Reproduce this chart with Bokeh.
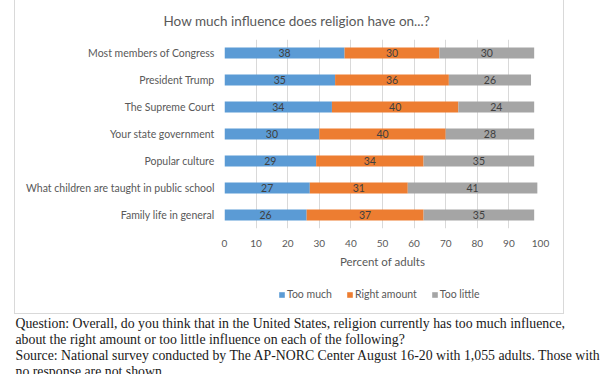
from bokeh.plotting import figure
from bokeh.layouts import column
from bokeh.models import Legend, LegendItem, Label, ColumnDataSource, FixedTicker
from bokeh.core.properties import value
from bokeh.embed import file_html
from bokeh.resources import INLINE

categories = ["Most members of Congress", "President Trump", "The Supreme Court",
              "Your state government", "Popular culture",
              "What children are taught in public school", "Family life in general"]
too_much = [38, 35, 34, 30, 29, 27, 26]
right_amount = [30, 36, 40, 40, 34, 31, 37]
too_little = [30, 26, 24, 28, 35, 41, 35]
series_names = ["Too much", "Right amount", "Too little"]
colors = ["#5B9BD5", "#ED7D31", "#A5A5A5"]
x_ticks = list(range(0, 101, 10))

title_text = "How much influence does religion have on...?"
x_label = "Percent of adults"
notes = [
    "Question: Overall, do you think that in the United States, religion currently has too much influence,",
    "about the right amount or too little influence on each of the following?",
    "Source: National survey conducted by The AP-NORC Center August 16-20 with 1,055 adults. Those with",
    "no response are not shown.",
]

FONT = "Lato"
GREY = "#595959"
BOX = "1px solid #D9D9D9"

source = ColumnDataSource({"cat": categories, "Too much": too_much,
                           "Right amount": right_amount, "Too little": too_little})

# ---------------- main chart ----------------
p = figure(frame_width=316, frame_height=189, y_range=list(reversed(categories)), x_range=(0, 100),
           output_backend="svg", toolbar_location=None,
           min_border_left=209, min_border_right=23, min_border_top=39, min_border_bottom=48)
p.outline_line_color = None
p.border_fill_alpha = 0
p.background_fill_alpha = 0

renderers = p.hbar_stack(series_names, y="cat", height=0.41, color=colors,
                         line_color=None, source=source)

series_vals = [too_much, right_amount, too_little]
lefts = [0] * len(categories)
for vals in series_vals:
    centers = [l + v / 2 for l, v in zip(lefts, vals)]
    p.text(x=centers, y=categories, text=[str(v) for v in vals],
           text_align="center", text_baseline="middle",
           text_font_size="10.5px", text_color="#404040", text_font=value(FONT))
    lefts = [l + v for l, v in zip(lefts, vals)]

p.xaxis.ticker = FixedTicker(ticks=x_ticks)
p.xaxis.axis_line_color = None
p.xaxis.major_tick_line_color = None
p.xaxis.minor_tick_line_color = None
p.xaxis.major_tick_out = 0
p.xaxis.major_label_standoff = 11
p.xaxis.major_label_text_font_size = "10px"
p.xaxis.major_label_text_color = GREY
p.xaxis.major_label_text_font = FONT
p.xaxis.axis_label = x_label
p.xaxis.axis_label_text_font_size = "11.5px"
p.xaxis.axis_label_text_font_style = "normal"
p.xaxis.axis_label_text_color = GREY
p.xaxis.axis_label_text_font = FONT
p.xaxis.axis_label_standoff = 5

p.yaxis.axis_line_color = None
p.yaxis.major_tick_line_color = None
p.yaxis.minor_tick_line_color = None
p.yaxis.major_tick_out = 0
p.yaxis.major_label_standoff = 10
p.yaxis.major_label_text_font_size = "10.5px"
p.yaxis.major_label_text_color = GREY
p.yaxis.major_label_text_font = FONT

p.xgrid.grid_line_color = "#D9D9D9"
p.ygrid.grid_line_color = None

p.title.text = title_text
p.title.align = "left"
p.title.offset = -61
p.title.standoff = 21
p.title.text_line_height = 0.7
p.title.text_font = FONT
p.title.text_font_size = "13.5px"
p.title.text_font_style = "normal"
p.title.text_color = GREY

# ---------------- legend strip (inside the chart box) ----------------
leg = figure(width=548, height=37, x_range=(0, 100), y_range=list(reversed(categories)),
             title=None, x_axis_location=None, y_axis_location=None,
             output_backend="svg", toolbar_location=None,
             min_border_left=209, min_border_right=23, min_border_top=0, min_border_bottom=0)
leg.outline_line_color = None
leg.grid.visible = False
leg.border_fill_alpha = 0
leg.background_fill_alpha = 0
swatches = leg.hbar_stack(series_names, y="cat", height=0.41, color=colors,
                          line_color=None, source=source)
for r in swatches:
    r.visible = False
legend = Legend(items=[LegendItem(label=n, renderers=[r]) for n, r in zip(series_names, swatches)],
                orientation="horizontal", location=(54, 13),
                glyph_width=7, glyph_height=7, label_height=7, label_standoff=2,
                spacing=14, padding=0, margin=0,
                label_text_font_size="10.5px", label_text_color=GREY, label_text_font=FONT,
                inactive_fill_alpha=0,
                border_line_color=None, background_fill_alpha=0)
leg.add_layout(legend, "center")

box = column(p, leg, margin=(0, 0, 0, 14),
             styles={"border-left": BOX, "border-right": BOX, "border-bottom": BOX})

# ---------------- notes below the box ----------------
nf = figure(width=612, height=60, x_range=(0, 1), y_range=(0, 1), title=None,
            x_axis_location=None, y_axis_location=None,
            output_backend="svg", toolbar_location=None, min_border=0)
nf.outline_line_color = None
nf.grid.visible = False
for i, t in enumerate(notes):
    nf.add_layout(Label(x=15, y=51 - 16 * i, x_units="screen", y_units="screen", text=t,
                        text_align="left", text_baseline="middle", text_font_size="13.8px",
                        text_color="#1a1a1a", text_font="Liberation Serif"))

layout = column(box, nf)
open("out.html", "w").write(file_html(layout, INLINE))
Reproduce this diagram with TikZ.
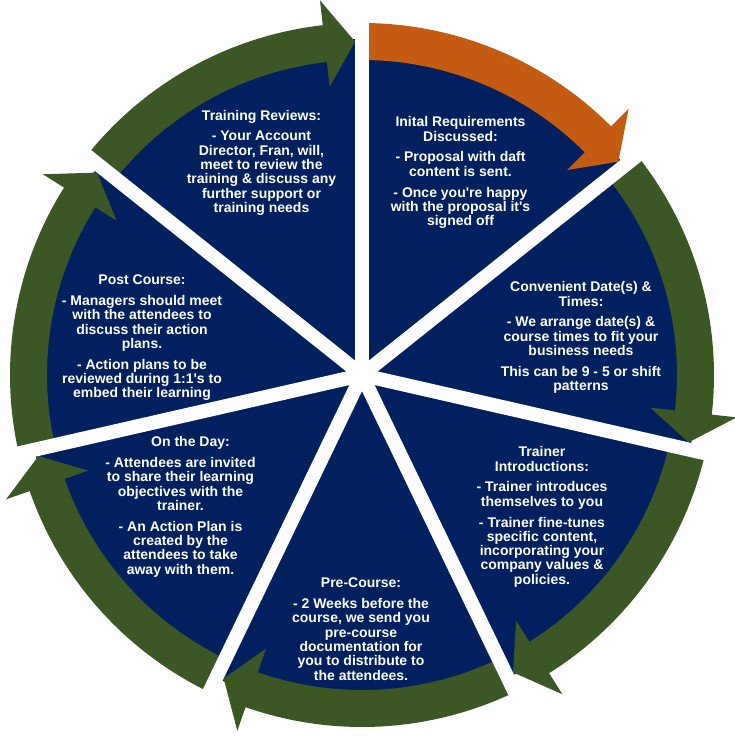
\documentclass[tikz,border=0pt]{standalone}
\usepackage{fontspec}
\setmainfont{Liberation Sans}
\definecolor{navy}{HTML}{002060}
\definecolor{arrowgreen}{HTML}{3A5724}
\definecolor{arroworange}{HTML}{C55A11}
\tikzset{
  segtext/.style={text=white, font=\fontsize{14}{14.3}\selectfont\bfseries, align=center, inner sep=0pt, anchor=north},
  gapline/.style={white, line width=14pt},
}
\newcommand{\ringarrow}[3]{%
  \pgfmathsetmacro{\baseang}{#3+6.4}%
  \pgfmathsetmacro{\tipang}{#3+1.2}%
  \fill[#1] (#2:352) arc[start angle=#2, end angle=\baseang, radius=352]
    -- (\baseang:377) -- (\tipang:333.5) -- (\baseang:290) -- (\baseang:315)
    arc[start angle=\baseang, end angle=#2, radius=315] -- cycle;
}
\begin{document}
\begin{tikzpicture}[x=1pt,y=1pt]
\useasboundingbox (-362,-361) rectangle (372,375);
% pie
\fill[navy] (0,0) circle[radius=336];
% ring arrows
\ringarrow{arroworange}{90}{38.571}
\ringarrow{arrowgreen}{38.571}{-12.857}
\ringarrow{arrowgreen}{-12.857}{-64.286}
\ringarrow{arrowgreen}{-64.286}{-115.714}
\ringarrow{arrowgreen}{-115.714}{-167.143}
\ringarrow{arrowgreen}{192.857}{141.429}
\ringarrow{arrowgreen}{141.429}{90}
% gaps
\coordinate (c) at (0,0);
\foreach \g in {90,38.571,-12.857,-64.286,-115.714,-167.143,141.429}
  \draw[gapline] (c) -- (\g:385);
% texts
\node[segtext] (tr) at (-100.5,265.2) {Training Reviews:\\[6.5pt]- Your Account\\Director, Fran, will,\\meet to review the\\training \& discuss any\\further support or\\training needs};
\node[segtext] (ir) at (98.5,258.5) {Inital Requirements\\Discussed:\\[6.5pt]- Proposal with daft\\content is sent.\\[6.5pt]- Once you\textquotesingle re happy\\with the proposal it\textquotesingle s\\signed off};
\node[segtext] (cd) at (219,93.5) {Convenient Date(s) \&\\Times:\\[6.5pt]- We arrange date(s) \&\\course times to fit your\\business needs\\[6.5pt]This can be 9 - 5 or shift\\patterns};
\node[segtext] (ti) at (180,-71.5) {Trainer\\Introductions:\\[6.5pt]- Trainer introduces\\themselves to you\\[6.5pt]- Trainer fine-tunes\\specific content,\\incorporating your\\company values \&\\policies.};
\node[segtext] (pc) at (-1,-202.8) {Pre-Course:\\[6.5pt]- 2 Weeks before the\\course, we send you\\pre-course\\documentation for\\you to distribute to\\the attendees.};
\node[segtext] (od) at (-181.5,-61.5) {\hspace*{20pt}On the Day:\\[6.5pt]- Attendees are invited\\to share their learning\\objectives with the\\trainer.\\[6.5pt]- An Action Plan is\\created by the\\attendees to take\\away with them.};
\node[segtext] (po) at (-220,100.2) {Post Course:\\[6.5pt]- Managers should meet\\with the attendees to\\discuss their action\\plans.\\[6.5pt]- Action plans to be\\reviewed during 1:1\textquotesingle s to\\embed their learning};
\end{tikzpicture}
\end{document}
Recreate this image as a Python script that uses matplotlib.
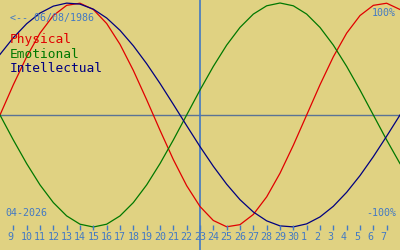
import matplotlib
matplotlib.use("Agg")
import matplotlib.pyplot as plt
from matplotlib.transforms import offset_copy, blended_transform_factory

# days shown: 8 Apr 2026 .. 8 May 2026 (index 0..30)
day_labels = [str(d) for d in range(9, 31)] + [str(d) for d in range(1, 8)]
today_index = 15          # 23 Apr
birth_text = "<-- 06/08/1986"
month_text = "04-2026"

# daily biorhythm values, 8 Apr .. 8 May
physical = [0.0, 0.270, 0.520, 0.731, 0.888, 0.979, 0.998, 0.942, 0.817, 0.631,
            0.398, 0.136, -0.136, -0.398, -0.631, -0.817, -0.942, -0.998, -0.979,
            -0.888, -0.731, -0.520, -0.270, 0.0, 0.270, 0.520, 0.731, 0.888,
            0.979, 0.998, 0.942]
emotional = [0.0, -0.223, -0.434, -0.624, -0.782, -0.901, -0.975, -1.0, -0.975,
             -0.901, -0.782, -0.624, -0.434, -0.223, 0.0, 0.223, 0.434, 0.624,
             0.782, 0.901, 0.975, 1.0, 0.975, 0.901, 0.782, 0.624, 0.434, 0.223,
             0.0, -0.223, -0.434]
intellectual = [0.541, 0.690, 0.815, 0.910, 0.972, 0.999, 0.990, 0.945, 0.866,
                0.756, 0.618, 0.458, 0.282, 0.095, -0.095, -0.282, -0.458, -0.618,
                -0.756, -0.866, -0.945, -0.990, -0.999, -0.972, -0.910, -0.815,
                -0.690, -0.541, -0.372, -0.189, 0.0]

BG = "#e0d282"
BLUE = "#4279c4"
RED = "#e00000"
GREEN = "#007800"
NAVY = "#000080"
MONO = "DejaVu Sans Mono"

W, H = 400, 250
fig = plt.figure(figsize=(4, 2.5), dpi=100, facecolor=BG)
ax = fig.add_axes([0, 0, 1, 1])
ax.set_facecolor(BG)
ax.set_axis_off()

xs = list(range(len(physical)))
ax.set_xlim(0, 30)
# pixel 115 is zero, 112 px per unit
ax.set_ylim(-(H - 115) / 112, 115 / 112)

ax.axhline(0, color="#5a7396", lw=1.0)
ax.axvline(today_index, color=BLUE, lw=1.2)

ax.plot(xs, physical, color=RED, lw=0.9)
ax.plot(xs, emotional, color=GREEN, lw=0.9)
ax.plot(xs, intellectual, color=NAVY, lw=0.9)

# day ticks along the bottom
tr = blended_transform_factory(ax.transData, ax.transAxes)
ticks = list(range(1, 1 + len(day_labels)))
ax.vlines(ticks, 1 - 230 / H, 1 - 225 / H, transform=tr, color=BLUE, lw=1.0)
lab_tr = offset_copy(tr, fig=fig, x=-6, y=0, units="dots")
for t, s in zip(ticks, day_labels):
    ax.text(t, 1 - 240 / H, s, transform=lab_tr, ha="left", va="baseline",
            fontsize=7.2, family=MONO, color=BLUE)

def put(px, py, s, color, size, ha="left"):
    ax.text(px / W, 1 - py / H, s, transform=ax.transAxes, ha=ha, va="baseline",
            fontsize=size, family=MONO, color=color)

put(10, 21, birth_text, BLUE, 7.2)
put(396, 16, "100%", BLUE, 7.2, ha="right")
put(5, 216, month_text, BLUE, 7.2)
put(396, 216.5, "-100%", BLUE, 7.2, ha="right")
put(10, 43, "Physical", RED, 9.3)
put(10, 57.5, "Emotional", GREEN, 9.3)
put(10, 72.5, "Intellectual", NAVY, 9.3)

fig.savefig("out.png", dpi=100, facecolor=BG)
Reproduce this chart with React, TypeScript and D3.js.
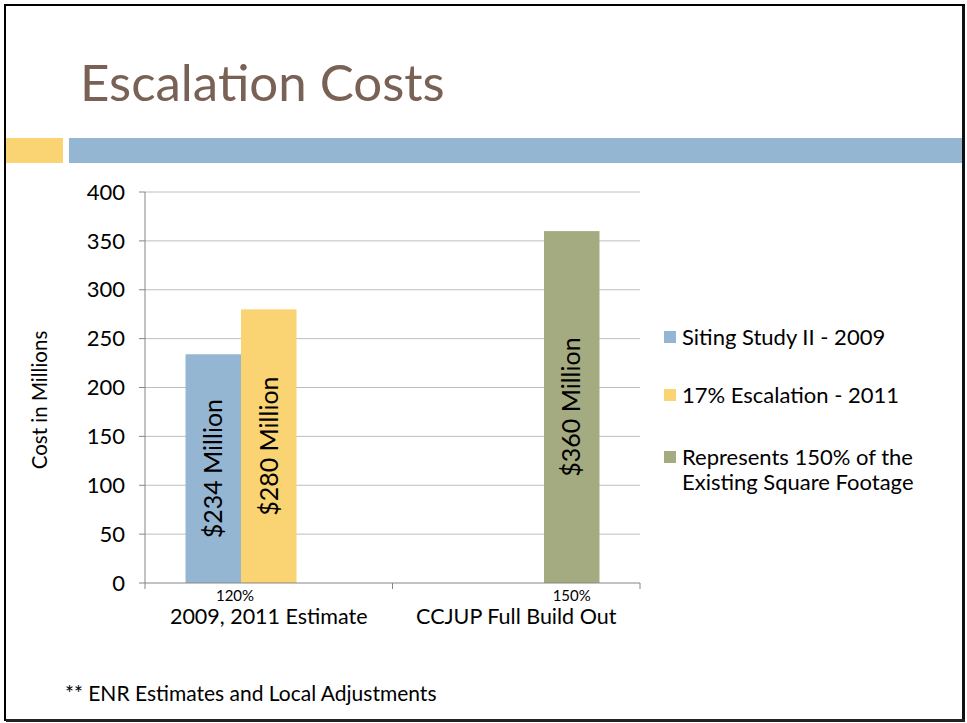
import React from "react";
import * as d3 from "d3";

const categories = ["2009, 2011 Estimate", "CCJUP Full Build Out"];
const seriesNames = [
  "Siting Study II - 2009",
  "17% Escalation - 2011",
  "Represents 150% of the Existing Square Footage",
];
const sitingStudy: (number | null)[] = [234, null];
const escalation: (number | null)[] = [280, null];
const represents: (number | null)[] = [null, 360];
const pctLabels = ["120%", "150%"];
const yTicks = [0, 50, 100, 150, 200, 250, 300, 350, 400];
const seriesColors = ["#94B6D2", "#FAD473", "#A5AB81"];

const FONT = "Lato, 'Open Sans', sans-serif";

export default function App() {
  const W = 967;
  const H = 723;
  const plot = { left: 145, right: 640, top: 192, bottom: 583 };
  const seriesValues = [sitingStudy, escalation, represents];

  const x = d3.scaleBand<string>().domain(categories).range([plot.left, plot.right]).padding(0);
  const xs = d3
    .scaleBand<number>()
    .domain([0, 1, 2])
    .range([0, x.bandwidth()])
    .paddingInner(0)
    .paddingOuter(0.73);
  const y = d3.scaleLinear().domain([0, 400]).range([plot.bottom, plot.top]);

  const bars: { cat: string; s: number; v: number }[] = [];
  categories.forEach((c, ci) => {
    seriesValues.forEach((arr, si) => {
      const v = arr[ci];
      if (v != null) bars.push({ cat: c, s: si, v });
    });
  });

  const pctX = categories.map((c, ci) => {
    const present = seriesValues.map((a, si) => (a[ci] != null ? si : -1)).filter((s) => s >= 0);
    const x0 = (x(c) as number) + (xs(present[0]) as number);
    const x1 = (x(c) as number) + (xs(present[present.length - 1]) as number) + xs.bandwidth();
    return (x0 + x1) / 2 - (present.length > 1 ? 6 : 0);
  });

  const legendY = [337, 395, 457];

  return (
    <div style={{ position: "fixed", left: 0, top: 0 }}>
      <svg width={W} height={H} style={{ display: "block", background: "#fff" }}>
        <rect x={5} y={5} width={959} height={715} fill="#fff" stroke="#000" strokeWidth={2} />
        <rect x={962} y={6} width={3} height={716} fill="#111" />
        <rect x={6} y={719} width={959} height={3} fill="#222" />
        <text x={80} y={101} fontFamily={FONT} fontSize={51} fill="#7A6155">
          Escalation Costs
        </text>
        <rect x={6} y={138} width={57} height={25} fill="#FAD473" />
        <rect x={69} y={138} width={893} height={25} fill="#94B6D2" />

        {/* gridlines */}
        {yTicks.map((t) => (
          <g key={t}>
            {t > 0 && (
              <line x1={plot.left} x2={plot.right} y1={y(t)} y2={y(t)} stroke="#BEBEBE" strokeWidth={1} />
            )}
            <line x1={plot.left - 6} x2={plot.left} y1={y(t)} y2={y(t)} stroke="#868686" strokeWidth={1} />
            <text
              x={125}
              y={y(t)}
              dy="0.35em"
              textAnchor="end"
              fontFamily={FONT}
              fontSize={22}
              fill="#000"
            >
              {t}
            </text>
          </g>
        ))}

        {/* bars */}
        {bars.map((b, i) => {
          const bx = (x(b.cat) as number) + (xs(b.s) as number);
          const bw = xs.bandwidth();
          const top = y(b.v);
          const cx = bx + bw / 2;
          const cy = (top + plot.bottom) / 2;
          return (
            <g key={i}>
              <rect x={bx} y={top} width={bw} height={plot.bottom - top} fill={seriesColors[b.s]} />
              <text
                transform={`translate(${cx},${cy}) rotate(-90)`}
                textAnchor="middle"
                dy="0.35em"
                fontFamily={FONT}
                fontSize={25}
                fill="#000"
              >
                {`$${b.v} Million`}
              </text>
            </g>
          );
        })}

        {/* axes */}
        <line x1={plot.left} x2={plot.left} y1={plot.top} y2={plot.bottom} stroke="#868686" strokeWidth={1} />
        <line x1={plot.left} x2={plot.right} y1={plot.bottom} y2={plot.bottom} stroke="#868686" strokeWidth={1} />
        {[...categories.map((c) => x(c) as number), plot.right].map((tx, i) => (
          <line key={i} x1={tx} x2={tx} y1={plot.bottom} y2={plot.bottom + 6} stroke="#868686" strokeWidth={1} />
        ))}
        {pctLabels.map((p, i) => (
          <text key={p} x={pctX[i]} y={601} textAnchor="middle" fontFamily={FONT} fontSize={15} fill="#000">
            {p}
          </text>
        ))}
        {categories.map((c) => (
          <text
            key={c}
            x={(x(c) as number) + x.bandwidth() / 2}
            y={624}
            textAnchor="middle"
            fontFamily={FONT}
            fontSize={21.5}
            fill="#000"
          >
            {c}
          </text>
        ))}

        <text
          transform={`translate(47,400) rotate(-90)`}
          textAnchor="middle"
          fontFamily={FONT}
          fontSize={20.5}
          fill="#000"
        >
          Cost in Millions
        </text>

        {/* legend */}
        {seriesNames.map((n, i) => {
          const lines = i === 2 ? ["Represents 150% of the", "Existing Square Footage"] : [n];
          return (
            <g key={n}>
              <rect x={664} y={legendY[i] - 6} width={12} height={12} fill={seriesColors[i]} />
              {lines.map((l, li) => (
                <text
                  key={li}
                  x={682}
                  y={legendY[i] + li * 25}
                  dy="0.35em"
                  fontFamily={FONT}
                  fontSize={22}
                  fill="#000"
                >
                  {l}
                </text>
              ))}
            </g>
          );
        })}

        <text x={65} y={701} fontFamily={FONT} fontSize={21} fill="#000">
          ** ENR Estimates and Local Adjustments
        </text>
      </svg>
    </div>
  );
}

|---|

| Written task |
From the first line above to the line containing "p.background_fill_alpha = 0", repeat each line exactly. Pictures stay out.

| Exercise response |
Reproduce this chart with Bokeh.
from bokeh.plotting import figure
from bokeh.layouts import column
from bokeh.models import Legend, LegendItem, Label, ColumnDataSource, FixedTicker
from bokeh.core.properties import value
from bokeh.embed import file_html
from bokeh.resources import INLINE

categories = ["Most members of Congress", "President Trump", "The Supreme Court",
              "Your state government", "Popular culture",
              "What children are taught in public school", "Family life in general"]
too_much = [38, 35, 34, 30, 29, 27, 26]
right_amount = [30, 36, 40, 40, 34, 31, 37]
too_little = [30, 26, 24, 28, 35, 41, 35]
series_names = ["Too much", "Right amount", "Too little"]
colors = ["#5B9BD5", "#ED7D31", "#A5A5A5"]
x_ticks = list(range(0, 101, 10))

title_text = "How much influence does religion have on...?"
x_label = "Percent of adults"
notes = [
    "Question: Overall, do you think that in the United States, religion currently has too much influence,",
    "about the right amount or too little influence on each of the following?",
    "Source: National survey conducted by The AP-NORC Center August 16-20 with 1,055 adults. Those with",
    "no response are not shown.",
]

FONT = "Lato"
GREY = "#595959"
BOX = "1px solid #D9D9D9"

source = ColumnDataSource({"cat": categories, "Too much": too_much,
                           "Right amount": right_amount, "Too little": too_little})

# ---------------- main chart ----------------
p = figure(frame_width=316, frame_height=189, y_range=list(reversed(categories)), x_range=(0, 100),
           output_backend="svg", toolbar_location=None,
           min_border_left=209, min_border_right=23, min_border_top=39, min_border_bottom=48)
p.outline_line_color = None
p.border_fill_alpha = 0
p.background_fill_alpha = 0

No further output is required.